Directing energy flows and syncing a home’s electricity generation sources like solar power with the utility grid would get a lot easier with a single, easy-to-use platform that is the aim of a recent research and development agreement between Oak Ridge National Laboratory and Woodland Hills, California’s Flex Power Control.

Under the agreement, researchers at ORNL will develop power conversion hardware for Flex Power’s home energy router, dubbed the Smart Power Integrated Node, or SPIN.

SPIN would combine into a single unit all the functions of an inverter for solar power and backup battery storage, as well as working as an electric vehicle fast charger, a power quality corrector, and energy meter—resulting in an adaptive controlled distributive energy resource.

While homes and businesses are typically wired for AC current, solar panels produce high-voltage DC power, and batteries and many appliances use DC current—requiring that power be converted and stepped-down to appropriate voltages for appliances as needed. If every energy resource in a modern, self-sustaining home needs its own power conversion system, the result is redundancy, higher cost, and less efficient coordination and energy conversion efficiency.

The home energy router would replace those individual inverters and controls and connect homes to the utility grid with a single interface. It would allow “plug and play” of new renewable energy sources, passive and active loads, and their power conversion modules. With further development by Flex Power, for instance, the router could sense your usage and compare it against a utility’s rate structure, automatically finding the best times to either keep electricity at your home or to sell it profitably into the grid.

The hardware to be created for Flex Power is based on the ENABLE (Environmentally Neutral Automated Building Electric Energy) platform developed by ORNL’s Power Electronics and Electric Machinery (PEEM) group within the Electrical and Electronics Systems Research Division. The platform uses advanced wide-bandgap semiconductors that can operate at much higher voltages, as well as 3D-printed heat sinks that dissipate the heat generated by the device. The result will be a much smaller, more efficient router.

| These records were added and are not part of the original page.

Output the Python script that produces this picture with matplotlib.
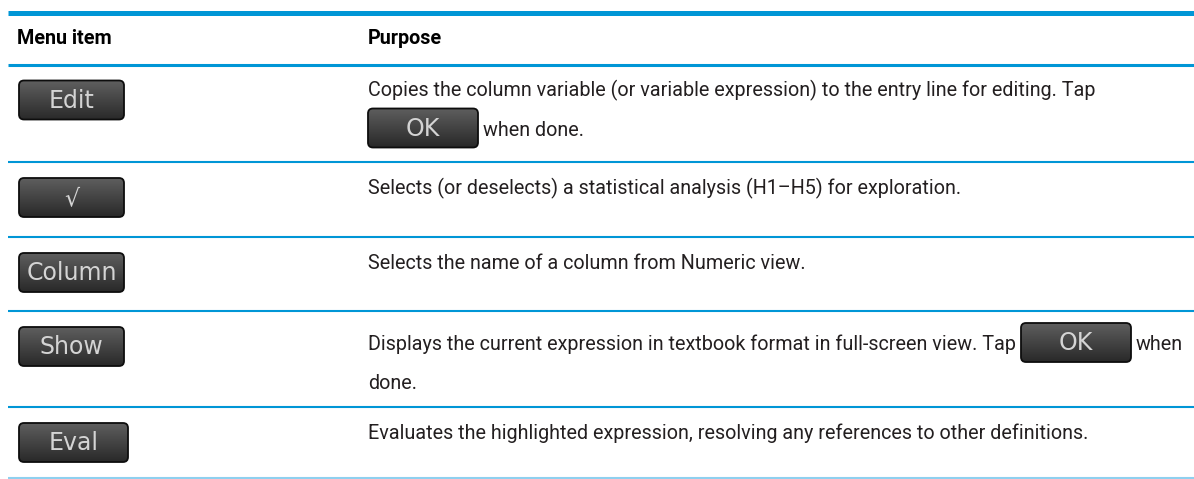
import matplotlib
matplotlib.use("Agg")
import matplotlib.pyplot as plt
import numpy as np
from matplotlib.patches import FancyBboxPatch

# table content
headers = ["Menu item", "Purpose"]
menu_items = ["Edit", "\u221a", "Column", "Show", "Eval"]
purposes = [
    ["Copies the column variable (or variable expression) to the entry line for editing. Tap",
     "{OK} when done."],
    ["Selects (or deselects) a statistical analysis (H1\u2013H5) for exploration."],
    ["Selects the name of a column from Numeric view."],
    ["Displays the current expression in textbook format in full-screen view. Tap {OK} when",
     "done."],
    ["Evaluates the highlighted expression, resolving any references to other definitions."],
]
inline_button = "OK"

# layout (pixels)
W, H = 1194, 479
row_lines = [64.5, 162, 237, 311, 407, 477.5]
col_x = [17, 368]
line_x0 = 8
menu_btn_x = 19
menu_btn_w = [105, 105, 105, 105, 109]
btn_h = 39
ok_w = 110
line_gap = 39

BLUE = "#0096d6"
TEXT = "#231f20"
BODY_FONT = ["Roboto", "DejaVu Sans"]
BODY_SIZE = 14.2


def draw_button(ax, x, y, w, h, label):
    box = FancyBboxPatch((x, y), w, h, boxstyle="round,pad=0,rounding_size=5",
                         facecolor="none", edgecolor="#0d0d0d", linewidth=1.3, zorder=3)
    ax.add_patch(box)
    grad = np.linspace(0, 1, 64)[:, None]
    top = np.array([0.37, 0.37, 0.37])
    bot = np.array([0.16, 0.16, 0.16])
    img = top + (bot - top) * grad[..., None]
    img = np.repeat(img, 2, axis=1)
    im = ax.imshow(img, extent=(x, x + w, y + h, y), origin="upper",
                   interpolation="bilinear", zorder=2, aspect="auto")
    im.set_clip_path(box)
    ax.text(x + w / 2, y + 27, label, ha="center", va="baseline",
            fontsize=17, color="#d4d4d4", family="DejaVu Sans", zorder=4)


fig = plt.figure(figsize=(W / 100, H / 100), dpi=100)
ax = fig.add_axes([0, 0, 1, 1])
ax.axis("off")
renderer = fig.canvas.get_renderer()

# rules
ax.plot([line_x0, W], [12.5, 12.5], color=BLUE, lw=3.6, solid_capstyle="butt")
ax.plot([line_x0, W], [row_lines[0], row_lines[0]], color=BLUE, lw=2.2, solid_capstyle="butt")
for yl in row_lines[1:-1]:
    ax.plot([line_x0, W], [yl, yl], color=BLUE, lw=1.5, solid_capstyle="butt")
ax.plot([line_x0, W], [row_lines[-1], row_lines[-1]], color="#8fd0ef", lw=1.5,
        solid_capstyle="butt")

# header
for hx, label in zip(col_x, headers):
    ax.text(hx, 44, label, ha="left", va="baseline", fontsize=BODY_SIZE,
            fontweight="bold", color="black", family=BODY_FONT)

# rows
for i, (item, lines) in enumerate(zip(menu_items, purposes)):
    top = row_lines[i]
    draw_button(ax, menu_btn_x, top + 16, menu_btn_w[i], btn_h, item)
    base = top + 32
    for j, line in enumerate(lines):
        parts = line.split("{" + inline_button + "}")
        if len(parts) > 1 and j == 0:
            base += 7
        x = col_x[1]
        for k, part in enumerate(parts):
            if k > 0:
                if x > col_x[1]:
                    x += 5
                draw_button(ax, x, base - 27, ok_w, btn_h, inline_button)
                x += ok_w + 5
            seg = part.strip()
            if seg:
                t = ax.text(x, base, seg, ha="left", va="baseline", fontsize=BODY_SIZE,
                            color=TEXT, family=BODY_FONT)
                x += t.get_window_extent(renderer=renderer).width
        base += line_gap

ax.set_xlim(0, W)
ax.set_ylim(H, 0)
fig.savefig("out.png", dpi=100)
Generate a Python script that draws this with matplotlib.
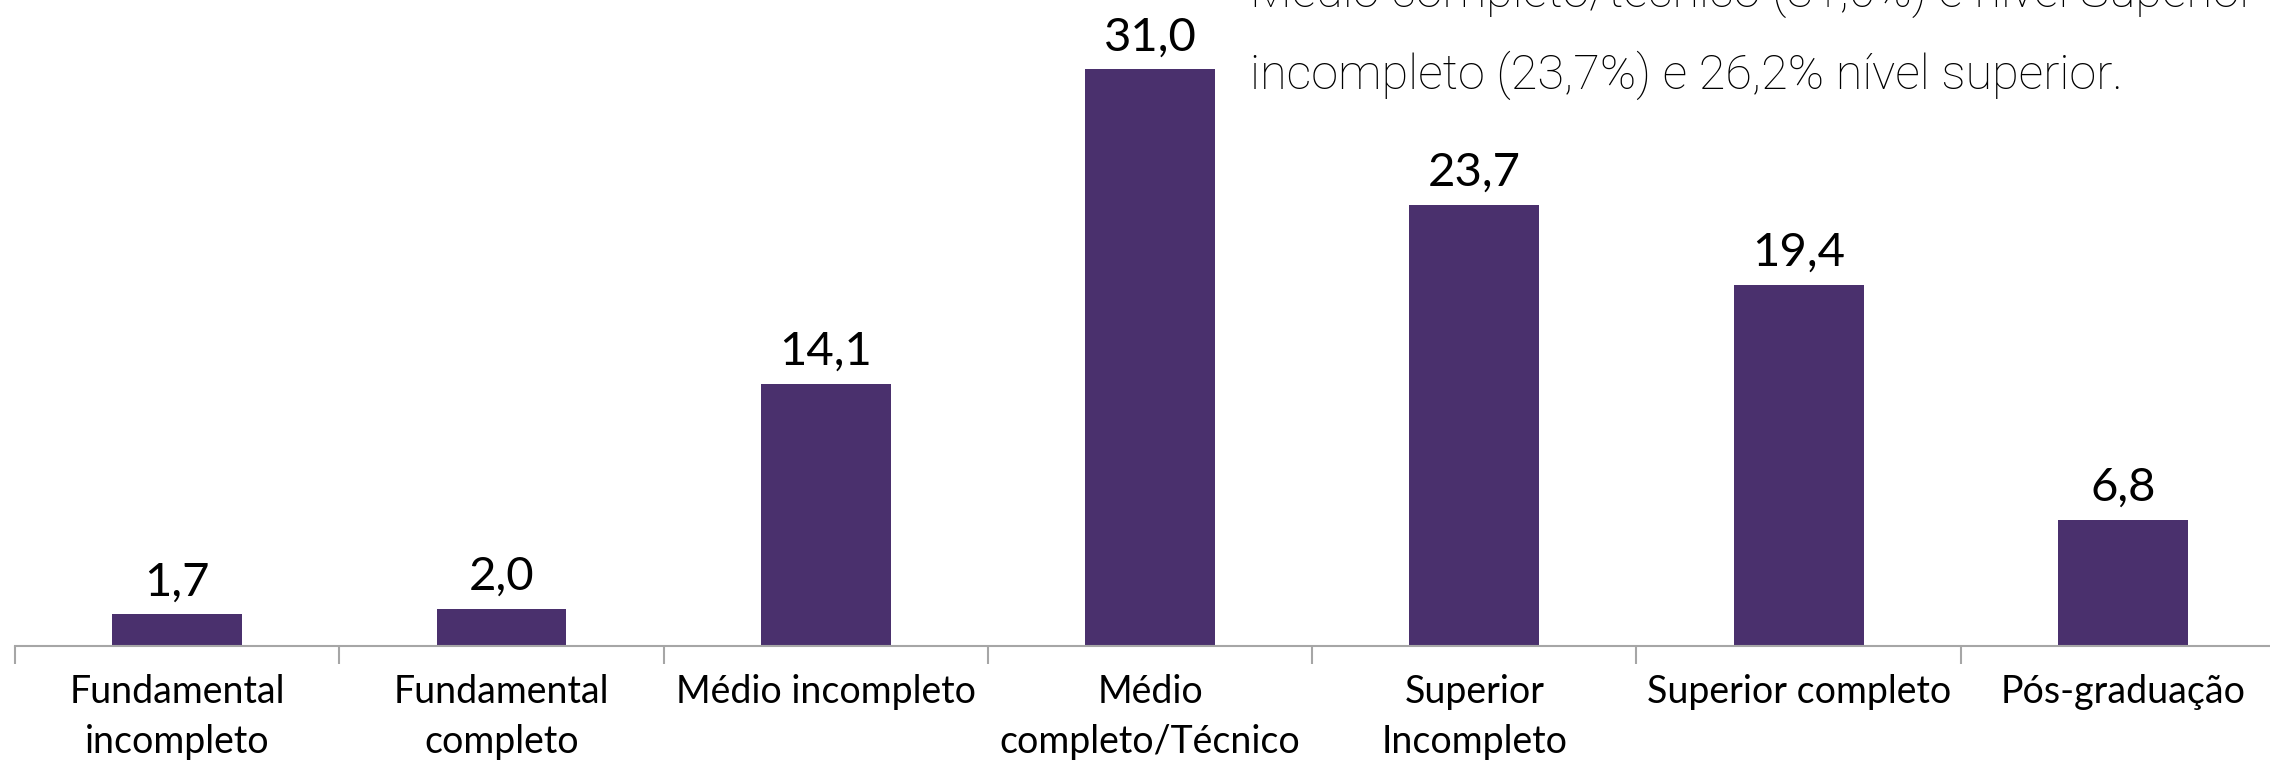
import matplotlib
matplotlib.use('Agg')
import matplotlib.pyplot as plt
import numpy as np

categories = ['Fundamental\nincompleto', 'Fundamental\ncompleto', 'Médio incompleto',
              'Médio\ncompleto/Técnico', 'Superior\nIncompleto', 'Superior completo',
              'Pós-graduação']
values = [1.7, 2.0, 14.1, 31.0, 23.7, 19.4, 6.8]
value_labels = ['1,7', '2,0', '14,1', '31,0', '23,7', '19,4', '6,8']
note_lines = ['Médio completo/técnico (31,0%) e nível Superior',
              'incompleto (23,7%) e 26,2% nível superior.']

W, H = 2270, 762
bar_color = '#4A306D'
axis_gray = '#A6A6A6'

fig = plt.figure(figsize=(W / 100, H / 100), dpi=100)

# axes placed in pixels; right end runs past the image edge like the original crop
left_px, base_px, unit_px = 15, 646, 324.3
px_per_val = 18.6
ymax = 34
ax = fig.add_axes([left_px / W, (H - base_px) / H,
                   7 * unit_px / W, ymax * px_per_val / H])

x = np.arange(len(categories))
bars = ax.bar(x, values, width=0.4, color=bar_color)

for xi, v, lab in zip(x, values, value_labels):
    ax.annotate(lab, (xi, v), xytext=(0, 8), textcoords='offset points',
                ha='center', va='bottom', fontsize=34, family='Lato')

ax.set_xlim(-0.5, 6.5)
ax.set_ylim(0, ymax)
for s in ['top', 'right', 'left']:
    ax.spines[s].set_visible(False)
ax.spines['bottom'].set_color(axis_gray)
ax.spines['bottom'].set_linewidth(1.5)
ax.set_yticks([])

ax.set_xticks(x)
ax.set_xticklabels(categories, fontsize=27, family='Lato', linespacing=1.5)
ax.tick_params(axis='x', which='major', length=0, pad=20)
ax.set_xticks(np.arange(-0.5, 7.0, 1.0), minor=True)
ax.tick_params(axis='x', which='minor', length=13, width=1.5, color=axis_gray)

# annotation text, first line partly cut off at the top edge (as in the original)
fig.text(1250 / W, 1 - 7 / H, note_lines[0], fontsize=35, family='Roboto',
         fontweight='light', va='baseline', ha='left', color='black')
fig.text(1250 / W, 1 - 89 / H, note_lines[1], fontsize=35, family='Roboto',
         fontweight='light', va='baseline', ha='left', color='black')

fig.savefig('out.png', dpi=100)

“The original idea was, we have Internet routers at home, why not have something that routes energy?” said principal investigator and PEEM Group Leader Burak Ozpineci. The ENABLE platform could essentially replace much of the function of electrical panels in homes, he added, with the potential to even be controlled using an app on your phone.

“We are seeing more introduction of DC power into the home, mainly because of solar panels and electric vehicles and even backup battery energy storage,” said Flex Power Control President Greg Smith. “It all needs to be converted and routed seamlessly.”

Smith said he is excited to draw upon the power electronics capabilities at the lab, and that the home energy router concept has already drawn the attention of California regulators who are interested in a demonstration. “The depth of expertise at ORNL is unmatched,” he said.

The project will last for up to two years and is partially funded through the Technology Commercialization Fund administered by the Department of Energy’s Office of Technology Transitions.

ORNL is managed by UT-Battelle for the Department of Energy's Office of Science, the single largest supporter of basic research in the physical sciences in the United States. DOE’s Office of Science is working to address some of the most pressing challenges of our time. For more information, please visit http://energy.gov.science.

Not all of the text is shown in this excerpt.